Tuesday, October 23, 2007

AEB Classics #61: Pad Thai, rev. ed.

homemade pad thai fig. a: Pad Thai with chopsticks and lime wedge

Let's face it: Montreal's not without its quality Thai restaurants, but this ain't Frisco and it ain't Chicago neither. I still dream of this one no-nonsense Thai noodle joint in I had the pleasure of experiencing in Chicago some years back now. There were a few tables, but mostly there was just a lot of counter space, and behind the long, winding counter, an entire regiment of Thai stir-fry masters whipping up order after order of out-of-this-world stir-fried noodles and fried rice in just seconds flat. I've tried many a Pad Thai recipe over the years in an attempt (however vain) to recreate the magic of those stir-fry masters. This is the very best I've encountered. It's simple and to-the-point and it turns out beautifully. The toughest thing about it is rounding up the ingredients, but your finer Asian supermarkets and grocers will have the harder-to-find items. However, if you feel like you need an absolutely encyclopedic overview on Pad Thai and how to prepare it (and a remarkably similar recipe to the one you'll find below), by all means take a look a Chez Pim's authoritative "Pad Thai for Beginners" from earlier this year.

Pad Thai

1/2 package Thai rice noodles
1/4 cup canola or peanut oil
4 cloves garlic, minced
1/2 lb fresh shrimp, peeled
1/4 lb deep-fried tofu, diced
1/4 cup pickled radish
1 egg
salt
4 scallions, finely chopped
1 cup bean sprouts
1/4 cup roasted peanuts, crushed

sauce:
1/4 cup sugar

Golden Boy fig. b: high-quality fish sauce

1/4 cup high-quality fish sauce
1/4 cup tamarind pulp*
2 tbsp paprika
1 tsp crushed hot red peppers

garnish:
chives
bean sprouts
crushed peanuts
lime wedges

Soak the noodles in warm water for 30 minutes, then drain. Heat your oil over medium-high heat. Add the garlic and the shrimp and sauté for 3-5 seconds (yes, seconds--remember: you're a Thai stir-fry master now and you're totally in the zone). Add the noodles and sauté, stirring constantly, until the noodles soften (you'll reach a point where you become convinced that they'll remain stiff and inedible forever, and then, all of a sudden, they'll take on the characteristics of the Thai noodles you know and love), about 2-5 minutes (depending on the brand of rice noodles, as I've discovered). Add the sauce, mix well, and cook for 30 seconds, stirring constantly. Add the egg and cook 30 seconds, stirring constantly. Add the scallions, bean sprouts, peanuts and radish, stir well, then remove from heat. Serve with garnishes and allow your guests to garnish their Pad Thai according to their wishes.
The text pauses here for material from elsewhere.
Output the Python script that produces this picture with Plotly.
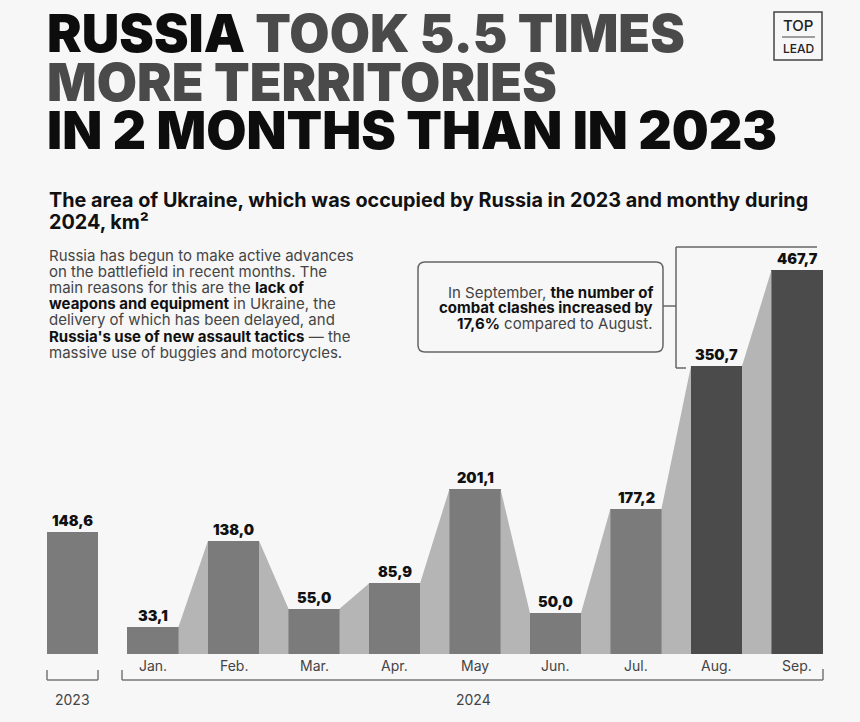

[recipe courtesy of Philippe de Vienne and La Dépense (Jean-Talon Market, 273-1118), which also happens to be a very good place to get those harder-to-find items listed above]

aj

* For AEB's instructions on making your own tamarind pulp, look here.

4 comments:

Anonymous said...

I would like to make Pad Thai and am looking for the Tamarind Pulp. Where can I find some? Thanks.

ajkinik said...

hi anonymous,
you won't be disappointed--i just made it yet again on sunday--works like a charm

you can find tamarind pulp at Latin American specialty food stores (such as Andes) as well as many Asian specialty food stores (especially Thai ones)--remember, you have to turn it into puree before you can use it--you can use the overnight method that i provided a link to, or you can use the quick method: tear the tamarind pulp into pieces and place in a saucepan with just enough water to cover; bring to a simmer; simmer gently for 15-30 minutes, watching carefully (and stirring, if necessary) so as not to scorch; when this step is done, pour the tamarind plus liquid through a sieve placed over a bowl large enough to contain the liquid; push the tamarind through the sieve as thoroughly as possible, making sure to scrape the underside of the sieve into the bowl; repeat as needed (using the liquid from the bowl) to extract the maximum tamarind puree from the block of pulp; store in a jar in your refrigerator; use as needed; keeps for 2-3 weeks.

That's really the most difficult step--otherwise, have all your prep done well in advance and read the instructions carefully so that you can make the pad thai quickly

enjoy

ajkinik said...

ps--if you're up by Jean-Talon Market, the Asian stores up there stock tamarind pulp, as does La Dépense

Anonymous said...

Hi ajkinik! Thank you so much for you're help and tips. Can't wait to give it a try. I love you're blog - keep up the great work!